Northgate’s master plan is to take a ramp down to about 450 metres depth, which would be a drive of 2.4 to 3 km at a 15% grade. That will cost about $10 million (about $3,900 per metre, with all services). It really is the only way to explore a gold deposit at 600 metres, but in the meantime, careful directional drilling is providing some hints. The drilling must be careful, too; it has to thread past old mine workings where the hole could be lost, and avoid several large, post-mineralization diabase dykes.

Three zones are being tested, all in the syenite. The Lower Boundary Zone, near the Matachewan Consolidated ground, is centred at about 900 metres depth, recently yielded an intersection of 194 metres that averaged 0.9 gram gold per tonne; it was, though, seven separate zones, anywhere from 4 metres to 77 metres in core length, which returned grades of 1.2 to 3.2 grams per tonne.

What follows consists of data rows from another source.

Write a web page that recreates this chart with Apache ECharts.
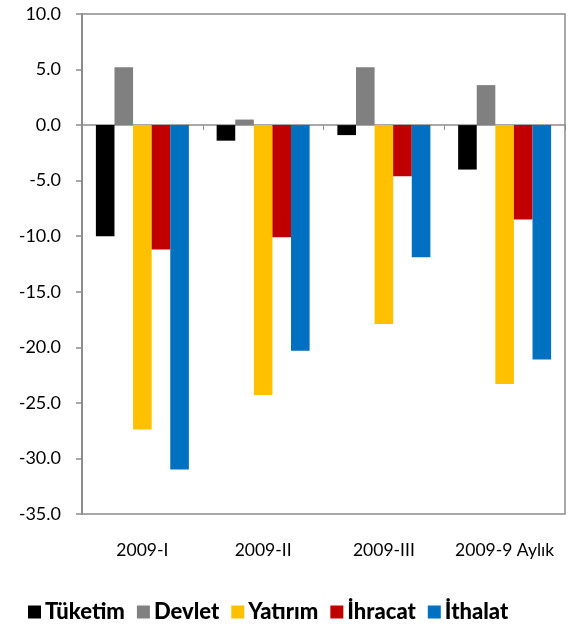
<!DOCTYPE html>
<html><head><meta charset="utf-8">
<script src="https://cdn.jsdelivr.net/npm/echarts@6/dist/echarts.min.js"></script>
<style>html,body{margin:0;padding:0;background:#fff}#c{width:579px;height:632px}</style>
</head><body><div id="c"></div>
<script>
const categories = ['2009-I', '2009-II', '2009-III', '2009-9 Aylık'];
const seriesNames = ['Tüketim', 'Devlet', 'Yatırım', 'İhracat', 'İthalat'];
const tuketim = [-10.0, -1.4, -0.9, -4.0];
const devlet = [5.2, 0.5, 5.2, 3.6];
const yatirim = [-27.4, -24.3, -17.9, -23.3];
const ihracat = [-11.2, -10.1, -4.6, -8.5];
const ithalat = [-31.0, -20.3, -11.9, -21.1];
const colors = ['#000000', '#808080', '#FFC000', '#C00000', '#0070C0'];
const yTicks = { min: -35, max: 10, interval: 5 };

const values = [tuketim, devlet, yatirim, ihracat, ithalat];
const font = 'Lato, "Open Sans", sans-serif';
const chart = echarts.init(document.getElementById('c'));
chart.setOption({
  animation: false,
  color: colors,
  grid: { left: 82, right: 14, top: 14, bottom: 118, show: true, borderColor: '#8c8c8c', borderWidth: 1.5 },
  legend: {
    bottom: 4, left: 23, itemWidth: 13, itemHeight: 13, itemGap: 12,
    icon: 'rect',
    textStyle: { fontFamily: font, fontWeight: 900, fontSize: 22, color: '#000', padding: [0, 0, 0, -1] },
    data: seriesNames
  },
  xAxis: [
    {
      type: 'category', data: categories,
      axisLine: { onZero: true, lineStyle: { color: '#8c8c8c', width: 1.5 } },
      axisTick: { show: true, length: 5, lineStyle: { color: '#8c8c8c' } },
      axisLabel: { show: false }
    },
    {
      type: 'category', data: categories, position: 'bottom',
      axisLine: { show: false, onZero: false }, axisTick: { show: false },
      axisLabel: { interval: 0, fontFamily: font, fontSize: 17.5, color: '#000', margin: 27 }
    }
  ],
  yAxis: {
    type: 'value', min: yTicks.min, max: yTicks.max, interval: yTicks.interval,
    axisLine: { show: true, lineStyle: { color: '#8c8c8c', width: 2 } },
    axisTick: { show: true, length: 6, lineStyle: { color: '#8c8c8c', width: 1.5 } },
    splitLine: { show: false },
    axisLabel: { fontFamily: font, fontSize: 18, color: '#000', margin: 21, formatter: v => v.toFixed(1) }
  },
  series: seriesNames.map((n, i) => ({
    name: n, type: 'bar', data: values[i], xAxisIndex: 0,
    barGap: '0%', barCategoryGap: '23%'
  }))
});
</script></body></html>
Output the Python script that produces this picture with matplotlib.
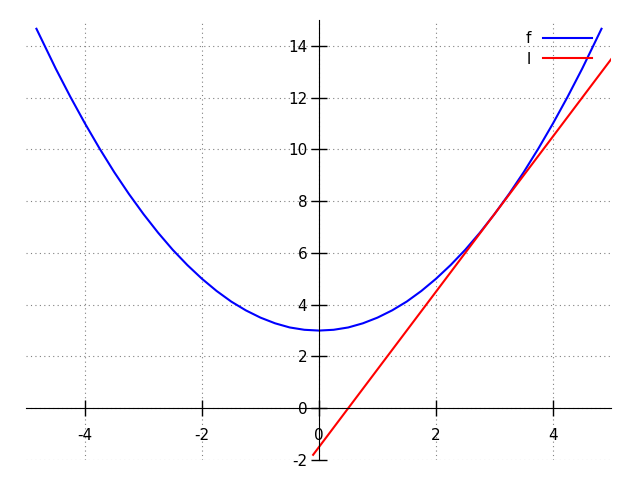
import matplotlib
matplotlib.use("Agg")
import matplotlib.pyplot as plt

# f(x)
f_x = [-4.83, -4.5, -4.25, -4.0, -3.75, -3.5, -3.25, -3.0, -2.75, -2.5, -2.25, -2.0,
       -1.75, -1.5, -1.25, -1.0, -0.75, -0.5, -0.25, 0.0, 0.25, 0.5, 0.75, 1.0,
       1.25, 1.5, 1.75, 2.0, 2.25, 2.5, 2.75, 3.0, 3.25, 3.5, 3.75, 4.0, 4.25, 4.5, 4.83]
f_y = [14.66, 13.12, 12.03, 11.0, 10.03, 9.12, 8.28, 7.5, 6.78, 6.12, 5.53, 5.0,
       4.53, 4.12, 3.78, 3.5, 3.28, 3.12, 3.03, 3.0, 3.03, 3.12, 3.28, 3.5,
       3.78, 4.12, 4.53, 5.0, 5.53, 6.12, 6.78, 7.5, 8.28, 9.12, 10.03, 11.0, 12.03, 13.12, 14.66]
# tangent line l
l_x = [-0.1, 5.0]
l_y = [-1.8, 13.5]

x_ticks = [-4, -2, 0, 2, 4]
y_ticks = [-2, 0, 2, 4, 6, 8, 10, 12, 14]

fig = plt.figure(figsize=(6.4, 4.8), dpi=100)
ax = fig.add_axes([0.0414, 0.0417, 0.914, 0.9167])
ax.plot(f_x, f_y, color="blue", lw=1.5, label="f")
ax.plot(l_x, l_y, color="red", lw=1.5, label="l")
ax.set_xlim(-5, 5)
ax.set_ylim(-2, 15)
ax.set_xticks(x_ticks)
ax.set_yticks(y_ticks)
ax.set_xticklabels([str(t) for t in x_ticks])
ax.set_yticklabels([str(t) for t in y_ticks])
ax.spines["left"].set_position(("data", 0))
ax.spines["bottom"].set_position(("data", 0))
ax.spines["top"].set_visible(False)
ax.spines["right"].set_visible(False)
ax.tick_params(direction="inout", length=11, width=1, labelsize=11)
ax.tick_params(axis="x", pad=9)
ax.tick_params(axis="y", pad=3)
ax.grid(True, linestyle=(0, (1, 3)), color="gray", lw=0.8)
ax.set_axisbelow(True)
ax.legend(loc="upper right", bbox_to_anchor=(0.983, 0.995), frameon=False,
          markerfirst=False, fontsize=11, handlelength=3.2, borderaxespad=0.2,
          labelspacing=0.35)
fig.savefig("out.png", dpi=100)
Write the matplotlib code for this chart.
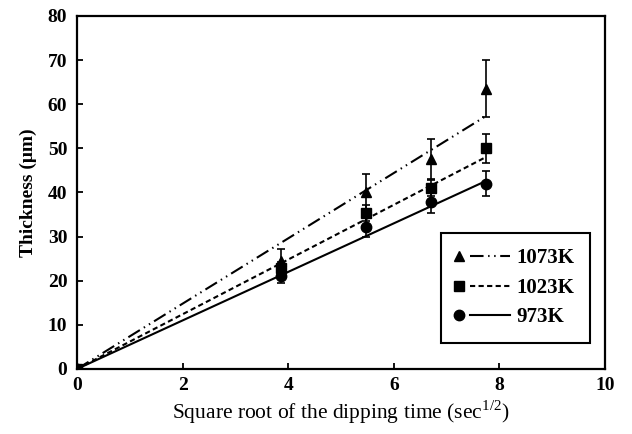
import matplotlib
matplotlib.use("Agg")
import numpy as np
import matplotlib.pyplot as plt
from matplotlib.lines import Line2D
from matplotlib.legend_handler import HandlerBase

# Sqrt of dipping time (sec^1/2): 0, 15, 30, 45, 60 s
sqrt_t = [0.0, 3.873, 5.477, 6.708, 7.746]

# Coating thickness (um) and scatter for each bath temperature
thick_1073 = [0.0, 24.5, 40.0, 47.6, 63.5]
err_1073 = [0.0, 2.7, 4.2, 4.6, 6.5]
thick_1023 = [0.0, 22.8, 35.4, 41.0, 50.0]
err_1023 = [0.0, 1.5, 1.8, 1.8, 3.3]
thick_973 = [0.0, 21.0, 32.2, 37.9, 42.0]
err_973 = [0.0, 1.6, 2.2, 2.6, 2.8]

# parabolic growth constants (linear fit through origin)
slope_1073 = 7.4
slope_1023 = 6.2
slope_973 = 5.5

labels = ["1073K", "1023K", "973K"]

plt.rcParams["font.family"] = ["Liberation Serif", "DejaVu Serif"]
plt.rcParams["mathtext.fontset"] = "custom"
plt.rcParams["mathtext.rm"] = "Liberation Serif"


class MarkerThenLine(HandlerBase):
    """Legend entry: marker on the left, line sample on the right."""

    def create_artists(self, legend, orig_handle, xdescent, ydescent,
                       width, height, fontsize, trans):
        y = height / 2 - ydescent
        x0 = -xdescent
        mk = Line2D([x0 + 0.06 * width], [y], linestyle="none",
                    marker=orig_handle.get_marker(),
                    markersize=orig_handle.get_markersize(), color="black")
        ln = Line2D([x0 + 0.26 * width, x0 + width], [y, y])
        ln.update_from(orig_handle)
        ln.set_marker("None")
        mk.set_transform(trans)
        ln.set_transform(trans)
        return [mk, ln]


fig = plt.figure(figsize=(6.32, 4.34), dpi=100)
ax = fig.add_axes([0.1218, 0.1498, 0.8354, 0.8134])

lw = 1.5
styles = [
    (thick_1073, err_1073, slope_1073, "^", (0, (6.5, 2.2, 0.7, 2.2, 0.7, 2.2))),
    (thick_1023, err_1023, slope_1023, "s", (0, (2.5, 1.6))),
    (thick_973, err_973, slope_973, "o", "-"),
]

x = np.array(sqrt_t)
handles = []
for (y, e, k, mk, ls), lab in zip(styles, labels):
    ax.plot([0, x[-1]], [0, k * x[-1]], color="black", lw=lw, linestyle=ls)
    ax.errorbar(x, y, yerr=e, fmt=mk, color="black", ms=7.5, ecolor="black",
                elinewidth=1.2, capsize=2.8, capthick=1.2, zorder=3)
    handles.append(Line2D([], [], color="black", lw=lw, linestyle=ls,
                          marker=mk, markersize=7.5))

ax.set_xlim(0, 10)
ax.set_ylim(0, 80)
ax.set_xticks([0, 2, 4, 6, 8, 10])
ax.set_yticks(range(0, 81, 10))
ax.tick_params(direction="in", length=4, width=1.3, labelsize=14)
ax.tick_params(axis="x", pad=6)
ax.tick_params(axis="y", pad=7)
for t in ax.get_xticklabels() + ax.get_yticklabels():
    t.set_fontweight("bold")
for sp in ax.spines.values():
    sp.set_linewidth(1.6)

ax.set_xlabel("Square root of the dipping time (sec$^{1/2}$)", fontsize=15.5,
              labelpad=3)
ax.set_ylabel("Thickness (μm)", fontsize=14, fontweight="bold", labelpad=8)

leg = ax.legend(handles, labels, loc="lower right",
                bbox_to_anchor=(0.972, 0.074), borderaxespad=0,
                handler_map={h: MarkerThenLine() for h in handles},
                handlelength=2.6, handletextpad=0.3, labelspacing=0.45,
                borderpad=0.75, fancybox=False, framealpha=1,
                prop={"weight": "bold", "size": 15})
leg.get_frame().set_edgecolor("black")
leg.get_frame().set_linewidth(1.5)

fig.savefig("out.png", dpi=100)
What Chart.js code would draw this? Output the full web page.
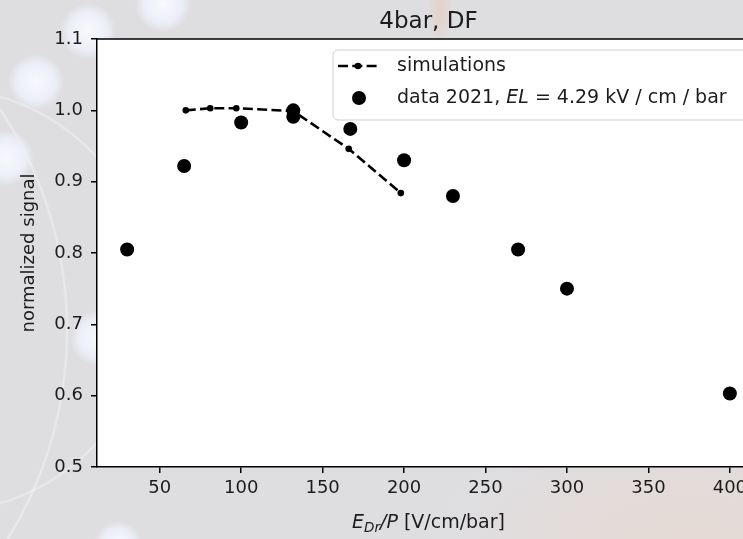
<!DOCTYPE html>
<html>
<head>
<meta charset="utf-8">
<script src="https://cdn.jsdelivr.net/npm/chart.js@4.4.1/dist/chart.umd.min.js"></script>
<style>
html, body { margin:0; padding:0; width:743px; height:539px; overflow:hidden; }
#bg {
  position:absolute; left:0; top:0; width:743px; height:539px;
  background:
    radial-gradient(circle at 88px 31px, rgba(250,251,255,0.95) 0, rgba(238,240,250,0.9) 19px, rgba(222,222,225,0) 28px),
    radial-gradient(circle at 163px 4px, rgba(250,251,255,0.95) 0, rgba(238,240,250,0.9) 19px, rgba(222,222,225,0) 28px),
    radial-gradient(circle at 36px 82px, rgba(250,251,255,0.95) 0, rgba(238,240,250,0.9) 19px, rgba(222,222,225,0) 28px),
    radial-gradient(circle at 6px 158px, rgba(250,251,255,0.95) 0, rgba(238,240,250,0.9) 19px, rgba(222,222,225,0) 28px),
    radial-gradient(circle at 98px 338px, rgba(250,251,255,0.95) 0, rgba(238,240,250,0.9) 19px, rgba(222,222,225,0) 28px),
    radial-gradient(circle at 118px 545px, rgba(250,251,255,0.95) 0, rgba(238,240,250,0.9) 16px, rgba(222,222,225,0) 24px),
    radial-gradient(circle at -330px 330px, rgba(255,255,255,0) 395px, rgba(255,255,255,0.4) 397px, rgba(255,255,255,0) 399px),
    radial-gradient(circle at -60px 300px, rgba(255,255,255,0) 210px, rgba(255,255,255,0.35) 212px, rgba(255,255,255,0) 214px),
    radial-gradient(ellipse 14px 40px at 440px 10px, rgba(235,200,185,0.6) 0, rgba(222,222,225,0) 100%),
    radial-gradient(ellipse 260px 120px at 690px 539px, rgba(236,214,200,0.55) 0, rgba(222,222,225,0) 100%),
    #dedee1;
}
#wrap { position:absolute; left:0; top:0; width:780px; height:539px; }
</style>
</head>
<body>
<div id="bg"></div>
<div id="wrap"><canvas id="c" width="780" height="539"></canvas></div>
<script>
// ---- data ----
const chartTitle = '4bar, DF';
const yAxisLabel = 'normalized signal';
const xTicks = [50, 100, 150, 200, 250, 300, 350, 400];
const yTicks = [0.5, 0.6, 0.7, 0.8, 0.9, 1.0, 1.1];
const simLabel = 'simulations';
const simX = [66, 81, 97, 132, 166, 198];
const simY = [1.000, 1.003, 1.003, 0.999, 0.946, 0.884];
const dataLabelParts = ['data 2021, ', 'EL', ' = 4.29 kV / cm / bar'];
const dataX = [30, 65, 100, 132, 132, 167, 200, 230, 270, 300, 400];
const dataY = [0.805, 0.922, 0.983, 1.000, 0.991, 0.974, 0.930, 0.880, 0.805, 0.750, 0.603];

const FONT = '"DejaVu Sans", sans-serif';
const FS = 18;
const LFS = 19;
const TXT = '#1c1c1c';

const decorPlugin = {
  id: 'decor',
  beforeDraw(chart) {
    const {ctx, chartArea: a} = chart;
    ctx.save();
    ctx.fillStyle = '#ffffff';
    ctx.fillRect(a.left, a.top, a.right - a.left, a.bottom - a.top);
    ctx.restore();
  },
  afterDraw(chart) {
    const {ctx, chartArea: a} = chart;
    ctx.save();
    // frame (top and right spines)
    ctx.strokeStyle = '#000';
    ctx.lineWidth = 1.5;
    ctx.beginPath();
    ctx.moveTo(a.left, a.top);
    ctx.lineTo(a.right, a.top);
    ctx.lineTo(a.right, a.bottom);
    ctx.stroke();

    // legend
    const bx = 333, by = 50, bw = 418, bh = 70, r = 5;
    ctx.lineWidth = 1;
    ctx.beginPath();
    ctx.moveTo(bx + r, by);
    ctx.arcTo(bx + bw, by, bx + bw, by + bh, r);
    ctx.arcTo(bx + bw, by + bh, bx, by + bh, r);
    ctx.arcTo(bx, by + bh, bx, by, r);
    ctx.arcTo(bx, by, bx + bw, by, r);
    ctx.closePath();
    ctx.fillStyle = 'rgba(255,255,255,0.8)';
    ctx.fill();
    ctx.strokeStyle = '#d0d0d0';
    ctx.stroke();

    const y1 = 66, y2 = 98;
    ctx.strokeStyle = '#000';
    ctx.lineWidth = 2.6;
    ctx.setLineDash([10, 4.3]);
    ctx.beginPath();
    ctx.moveTo(338, y1); ctx.lineTo(378, y1);
    ctx.stroke();
    ctx.setLineDash([]);
    ctx.fillStyle = '#000';
    ctx.beginPath(); ctx.arc(358, y1, 3.3, 0, Math.PI * 2); ctx.fill();
    ctx.beginPath(); ctx.arc(359, y2, 7, 0, Math.PI * 2); ctx.fill();

    ctx.fillStyle = TXT;
    ctx.textBaseline = 'middle';
    ctx.textAlign = 'left';
    ctx.font = LFS + 'px ' + FONT;
    ctx.fillText(simLabel, 397, y1);
    let x = 397;
    const styles = ['', 'italic ', ''];
    dataLabelParts.forEach((t, i) => {
      ctx.font = styles[i] + LFS + 'px ' + FONT;
      ctx.fillText(t, x, y2);
      x += ctx.measureText(t).width;
    });

    // x axis title: E_Dr/P [V/cm/bar]
    const parts = [
      {t: 'E', f: 'italic 19px ', dy: 0},
      {t: 'Dr', f: 'italic 13.5px ', dy: 3.5},
      {t: '/P', f: 'italic 19px ', dy: 0},
      {t: ' [V/cm/bar]', f: '19px ', dy: 0}
    ];
    let total = 0;
    parts.forEach(p => { ctx.font = p.f + FONT; p.w = ctx.measureText(p.t).width; total += p.w; });
    let cx = (a.left + a.right) / 2 - total / 2;
    ctx.textBaseline = 'alphabetic';
    const base = 528;
    parts.forEach(p => {
      ctx.font = p.f + FONT;
      ctx.fillText(p.t, cx, base + p.dy);
      cx += p.w;
    });
    ctx.restore();
  }
};

const tickFont = {family: FONT, size: FS};

new Chart(document.getElementById('c'), {
  type: 'scatter',
  data: {
    datasets: [
      {
        label: 'data 2021, EL = 4.29 kV / cm / bar',
        data: dataX.map((x, i) => ({x: x, y: dataY[i]})),
        showLine: false,
        pointRadius: 7,
        pointBackgroundColor: '#000',
        pointBorderWidth: 0,
        pointHoverRadius: 7
      },
      {
        label: simLabel,
        data: simX.map((x, i) => ({x: x, y: simY[i]})),
        showLine: true,
        borderColor: '#000',
        borderWidth: 2.6,
        borderDash: [10, 4.3],
        pointRadius: 3.3,
        pointBackgroundColor: '#000',
        pointBorderWidth: 0,
        pointHoverRadius: 3.3
      }
    ]
  },
  options: {
    responsive: false,
    animation: false,
    devicePixelRatio: 1,
    events: [],
    layout: {padding: {top: 0, right: 20, bottom: 0, left: 0}},
    plugins: {
      legend: {display: false},
      tooltip: {enabled: false},
      title: {
        display: true, text: chartTitle, fullSize: false, color: TXT,
        font: {family: FONT, size: 23, weight: 'normal'},
        padding: {top: 8.2, bottom: 3.2}
      }
    },
    scales: {
      x: {
        type: 'linear', min: 11.5, max: 418.5,
        afterBuildTicks: s => { s.ticks = xTicks.map(v => ({value: v})); },
        afterFit: s => { s.height = 72; },
        grid: {display: true, drawOnChartArea: false, drawTicks: true, tickLength: 6, color: '#000', lineWidth: 1.5},
        border: {display: true, color: '#000', width: 1.5},
        ticks: {font: tickFont, color: TXT, padding: 5, maxRotation: 0, autoSkip: false, callback: v => String(v)}
      },
      y: {
        type: 'linear', min: 0.5, max: 1.1,
        afterBuildTicks: s => { s.ticks = yTicks.map(v => ({value: v})); },
        afterFit: s => { s.width = 97; },
        grid: {display: true, drawOnChartArea: false, drawTicks: true, tickLength: 6, color: '#000', lineWidth: 1.5},
        border: {display: true, color: '#000', width: 1.5},
        ticks: {font: tickFont, color: TXT, padding: 8, autoSkip: false, callback: v => Number(v).toFixed(1)},
        title: {display: true, text: yAxisLabel, color: TXT, font: {family: FONT, size: FS}, padding: {top: 19, bottom: 0}}
      }
    }
  },
  plugins: [decorPlugin]
});
</script>
</body>
</html>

In the Lower YD Zone, immediately below the mined-out areas of Young-Davidson, recent deep drilling confirmed that the zone is about 600 metres long along its dip. The recent hole, YD06-17, cut 12 metres grading 2.9 grams per tonne and, farther down, 35 metres grading 2.3 grams.

Both those holes are to be used as parent holes for later drill holes wedged off the parent.

In a third zone, Lucky, a little to the east of the Lower YD, four new holes intersected core lengths of 7 to 50 metres, with grades of 0.8 to 3 grams gold per tonne.

The grades of most intersections are in line with the resource estimate, ranging from a gram to 6 grams per tonne. But like many other intrusion-hosted gold deposits, there are local high-grade pods. (There is certainly no shortage of visible gold in drill core seen by The Northern Miner.)

The deposit is low grade, and with the tight economics of a low-grade gold deposit in mind, the current work is meant to define a bigger resource that would make for better economics. But some basic costing by Northgate put a price tag of US$40 million on bringing the deposit to a feasibility study — a sum that includes the current exploration program and the $10-million (Canadian) cost of the ramp. Building a 5,000-tonne-per-day mine and mill looks like a US$120-million job, plus US$40 million in sustaining capital and another US$40 million for underground expansion in later years.

If all goes on schedule, Young-Davidson could be producing gold in 2010, at about 160,000 oz. annually, ramping to 210,000 oz. after five years assuming the underground resource could be doubled.

“This project has been criticized for grade,” says Rockingham. “It’s not a slam-dunk as a mine (but) we’re getting good results.”